■ WHAT IS NEEDED
Write out nothing but the lines from the first line of the entries below through the line with "var myChart = echarts.init(document.getElementById('main'));"; no pictures go in.

::::::::

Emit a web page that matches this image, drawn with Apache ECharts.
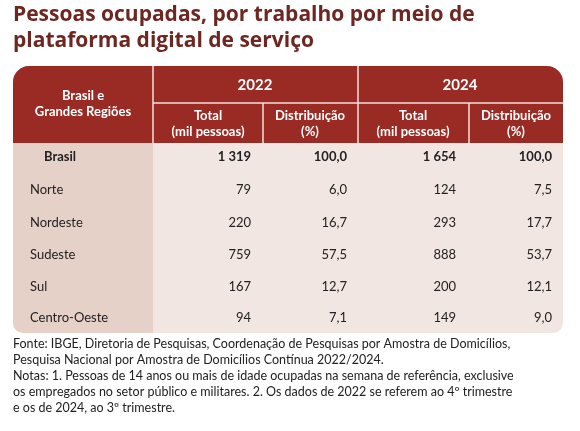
<!DOCTYPE html>
<html><head><meta charset="utf-8">
<script src="https://cdn.jsdelivr.net/npm/echarts@6/dist/echarts.min.js"></script>
<style>html,body{margin:0;background:#fff}#main{width:580px;height:431px}</style>
</head><body><div id="main"></div>
<script>
var myChart = echarts.init(document.getElementById('main'));

var regioes = ['Brasil', 'Norte', 'Nordeste', 'Sudeste', 'Sul', 'Centro-Oeste'];
var total2022 = ['1 319', '79', '220', '759', '167', '94'];
var dist2022 = ['100,0', '6,0', '16,7', '57,5', '12,7', '7,1'];
var total2024 = ['1 654', '124', '293', '888', '200', '149'];
var dist2024 = ['100,0', '7,5', '17,7', '53,7', '12,1', '9,0'];
var anos = ['2022', '2024'];

var font = 'Lato, "Open Sans", sans-serif';
var red = '#9a2b24';
var g = [];

g.push({ type: 'text', left: 13, top: 2, style: { text: 'Pessoas ocupadas, por trabalho por meio de\nplataforma digital de serviço', fill: '#6e2620', font: 'bold 21px "Open Sans", sans-serif', lineHeight: 26 } });

// table body
g.push({ type: 'rect', shape: { x: 13, y: 66, width: 550, height: 267, r: [16, 16, 10, 10] }, style: { fill: '#f2e6e2' } });
g.push({ type: 'rect', shape: { x: 13, y: 66, width: 140, height: 267, r: [16, 0, 0, 10] }, style: { fill: '#e6d1c8' } });
// header
g.push({ type: 'rect', shape: { x: 13, y: 66, width: 550, height: 77, r: [16, 16, 0, 0] }, style: { fill: red } });
var lineStyle = { stroke: '#f3e1dc', lineWidth: 1.5 };
g.push({ type: 'line', shape: { x1: 153, y1: 66, x2: 153, y2: 143 }, style: lineStyle });
g.push({ type: 'line', shape: { x1: 358, y1: 66, x2: 358, y2: 143 }, style: lineStyle });
g.push({ type: 'line', shape: { x1: 153, y1: 103, x2: 563, y2: 103 }, style: lineStyle });
g.push({ type: 'line', shape: { x1: 263, y1: 103, x2: 263, y2: 143 }, style: lineStyle });
g.push({ type: 'line', shape: { x1: 469, y1: 103, x2: 469, y2: 143 }, style: lineStyle });

var hdr = { fill: '#fff', font: 'bold 13px ' + font, align: 'center', verticalAlign: 'middle', lineHeight: 16 };
g.push({ type: 'text', x: 83, y: 104, style: Object.assign({ text: 'Brasil e\nGrandes Regiões' }, hdr) });
anos.forEach(function (a, i) {
    var cx = i ? 460 : 255;
    g.push({ type: 'text', x: cx, y: 85, style: Object.assign({}, hdr, { text: a, font: 'bold 15px ' + font }) });
});
var subX = [208, 310, 413, 516];
subX.forEach(function (x, i) {
    g.push({ type: 'text', x: x, y: 124, style: Object.assign({ text: i % 2 ? 'Distribuição\n(%)' : 'Total\n(mil pessoas)' }, hdr) });
});

// rows
var rowY = [157, 190, 223, 255, 287, 318];
var colX = [251, 347, 456, 552];
var cols = [total2022, dist2022, total2024, dist2024];
regioes.forEach(function (r, i) {
    var bold = i === 0 ? 'bold ' : '';
    g.push({ type: 'text', x: i === 0 ? 44 : 30, y: rowY[i], style: { text: r, fill: '#222', font: bold + '13px ' + font, verticalAlign: 'middle' } });
    cols.forEach(function (c, j) {
        g.push({ type: 'text', x: colX[j], y: rowY[i], style: { text: c[i], fill: '#222', font: bold + '13px ' + font, align: 'right', verticalAlign: 'middle' } });
    });
});

g.push({ type: 'text', left: 13, top: 336, style: { text: 'Fonte: IBGE, Diretoria de Pesquisas, Coordenação de Pesquisas por Amostra de Domicílios,\nPesquisa Nacional por Amostra de Domicílios Contínua 2022/2024.\nNotas: 1. Pessoas de 14 anos ou mais de idade ocupadas na semana de referência, exclusive\nos empregados no setor público e militares. 2. Os dados de 2022 se referem ao 4º trimestre\ne os de 2024, ao 3º trimestre.', fill: '#222', font: '12.5px ' + font, lineHeight: 16 } });

option = { backgroundColor: '#ffffff', graphic: g };
myChart.setOption(option);
</script></body></html>
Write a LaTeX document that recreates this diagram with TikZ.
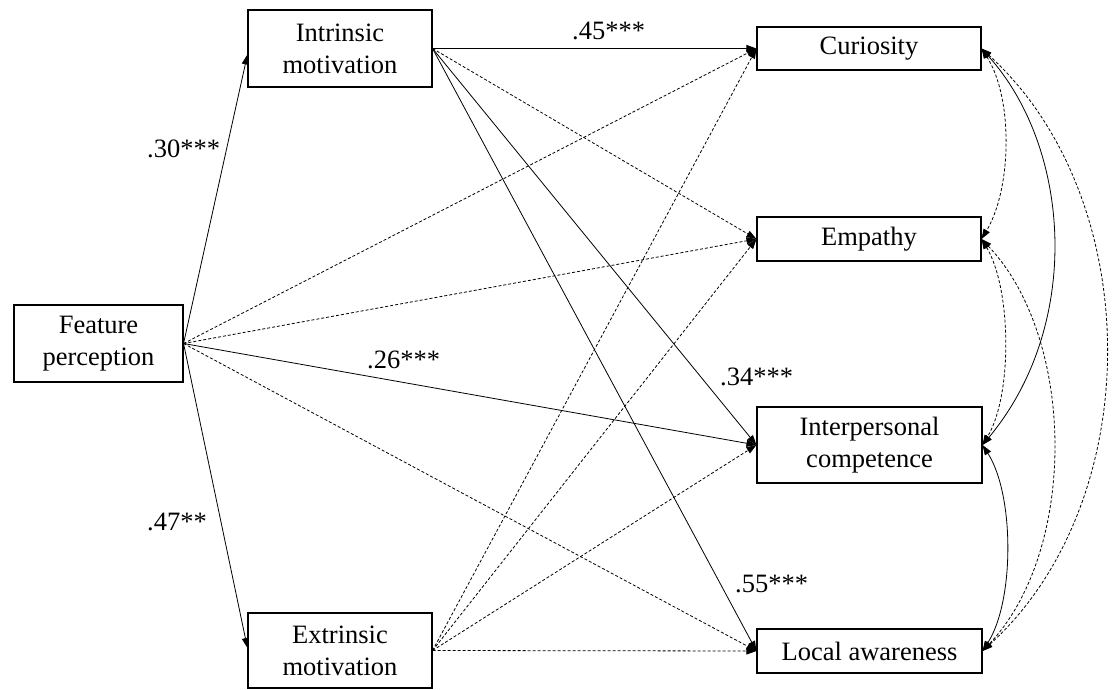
\documentclass[tikz,border=0pt]{standalone}
\usepackage{fontspec}
\setmainfont{Liberation Serif}
\usetikzlibrary{arrows.meta}
\begin{document}
\begin{tikzpicture}[x=1pt,y=-1pt,
  txt/.style={font=\fontsize{26.5}{32}\selectfont},
  box/.style={txt,draw,line width=1.1pt,inner sep=0pt,align=center},
  lbl/.style={txt,inner sep=0pt},
  arr/.style={line width=0.8pt,-{Triangle[length=10pt,width=7pt]}},
  dsh/.style={arr,dash pattern=on 3pt off 2pt},
  cov/.style={line width=0.8pt,{Triangle[length=10pt,width=7pt]}-{Triangle[length=10pt,width=7pt]}},
  dcov/.style={cov,dash pattern=on 3pt off 2pt}]
\useasboundingbox (0,0) rectangle (1112,690);
% boxes
\node[box,minimum width=169pt,minimum height=77pt] (fp) at (98.5,343.5) {Feature\\perception};
\node[box,minimum width=184pt,minimum height=77pt] (intr) at (340,48.5) {Intrinsic\\motivation};
\node[box,minimum width=184pt,minimum height=75pt] (extr) at (340,650.5) {Extrinsic\\motivation};
\node[box,minimum width=224pt,minimum height=43pt] (cur) at (869,48.5) {Curiosity};
\node[box,minimum width=224pt,minimum height=44pt] (emp) at (869,239) {Empathy};
\node[box,minimum width=225pt,minimum height=76pt] (int) at (869.5,445) {Interpersonal\\competence};
\node[box,minimum width=225pt,minimum height=44pt] (loc) at (869.5,651) {Local awareness};
% paths from feature perception
\draw[arr] (fp.east) -- ([yshift=-6pt]intr.west);
\draw[arr] (fp.east) -- ([yshift=2.5pt]extr.west);
\draw[dsh] (fp.east) -- (cur.west);
\draw[dsh] (fp.east) -- (emp.west);
\draw[arr] (fp.east) -- (int.west);
\draw[dsh] (fp.east) -- (loc.west);
% paths from intrinsic motivation
\draw[arr] (intr.east) -- (cur.west);
\draw[dsh] (intr.east) -- (emp.west);
\draw[arr] (intr.east) -- (int.west);
\draw[arr] (intr.east) -- (loc.west);
% paths from extrinsic motivation
\draw[dsh] (extr.east) -- (cur.west);
\draw[dsh] (extr.east) -- (emp.west);
\draw[dsh] (extr.east) -- (int.west);
\draw[dsh] (extr.east) -- (loc.west);
% covariances
\draw[dcov] (cur.east) .. controls +(32,50) and +(30,-50) .. (emp.east);
\draw[cov] (cur.east) .. controls +(90,100) and +(100,-120) .. (int.east);
\draw[dcov] (cur.east) .. controls +(165,150) and +(165,-150) .. (loc.east);
\draw[dcov] (emp.east) .. controls +(30,50) and +(30,-50) .. (int.east);
\draw[dcov] (emp.east) .. controls +(95,100) and +(95,-100) .. (loc.east);
\draw[cov] (int.east) .. controls +(32,50) and +(32,-50) .. (loc.east);
% labels
\node[lbl,anchor=base west] (l45) at (572,40) {.45***};
\node[lbl,anchor=base west] (l30) at (147,158) {.30***};
\node[lbl,anchor=base west] (l47) at (147,530) {.47**};
\node[lbl,anchor=base west] (l26) at (367,368) {.26***};
\node[lbl,anchor=base west] (l34) at (720,385) {.34***};
\node[lbl,anchor=base west] (l55) at (735,592) {.55***};
\end{tikzpicture}
\end{document}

::::::::

■ WORKED ANSWER
Emit a web page that matches this image, drawn with Apache ECharts.
<!DOCTYPE html>
<html><head><meta charset="utf-8">
<script src="https://cdn.jsdelivr.net/npm/echarts@6/dist/echarts.min.js"></script>
<style>html,body{margin:0;background:#fff}#main{width:580px;height:431px}</style>
</head><body><div id="main"></div>
<script>
var myChart = echarts.init(document.getElementById('main'));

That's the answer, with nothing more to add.